How do you feel about bringing this exhibition to Beijing ? Does showing these works in China imply or represent something in particular for you ?
I am incredibly proud and pleased to present this exhibition in China, where Picasso’s work has been rarely exhibited, in Beijing not for more than 35 years. I therefore have the feeling that I am fulfilling one of the most important missions of my job as a curator, which is studying, preserving, and enriching the collection I am in charge of, but also promoting it on a larger scale. Picasso’s international prestige is an essential component of our museum’s policy since its reopening. To be able to present Picasso in this big country is an honor and an opportunity for the museum and for our Chinese audience.
To your knowledge, what links have existed between Picasso and China ?
The Musée National Picasso-Paris has been in possession of the artist’s private archives since a donation from the Succession in 1992, and counts around 200,000 works in its collection. To this date there is no inventory record, but research conducted for the exhibition has not identified any specific links between Picasso and China. The artist was not a great traveller, barely moving much in his life – he had never been to the United States, for example! He did take a significant trip to Italy in 1917 and frequently travelled to his homeland, Spain, up until 1936, but he has essentially lived in France, settling in the south of France after World War II. Incidentally, it’s in La Californie, his villa in Cannes, that he received the great Chinese painter Zhang Daqian in July 1956. On this occasion, they were able to continue a discussion initiated a few weeks earlier in Paris when the artist was holding an exhibition in the Modern Art Museum of Paris. We may notice in his later works a set of ink wash paintings that could have been inspired by this encounter.
This is the first time the Musée National Picasso-Paris presents such a large proportion of its collection in China. Does this mean anything for the future of the Musée?
It is indeed the first time that the museum presents this much of its collection in China. Since its reopening in 2014, the museum has initiated an important policy of promotion of its collection, in Paris, in France, and abroad.

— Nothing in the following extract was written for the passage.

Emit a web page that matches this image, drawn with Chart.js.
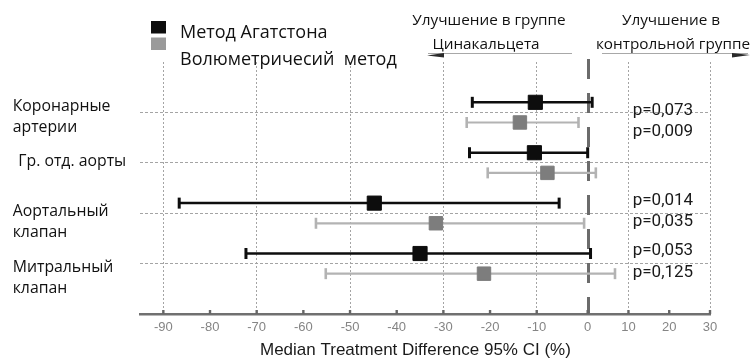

In Paris, we collaborated with the biggest public establishments such as the Quai Branly museum where we held a Primitivist Picasso exhibition, or at Musée d'Orsay for Picasso - Blue and Rose. We continue to run these types of partnerships right now with a Picasso and War exhibition at the Army Museum. Our Mediterranean Picasso exhibition programme toured more than 60 institutions in about 20 countries. Internationally, a significant number of works were presented in Latin America in 2016: in Brazil, Argentina, and Chile. The museum intends to continue to focus on international expansion, and is eager to open a new chapter by developing a relationship with Asia, and specifically with China.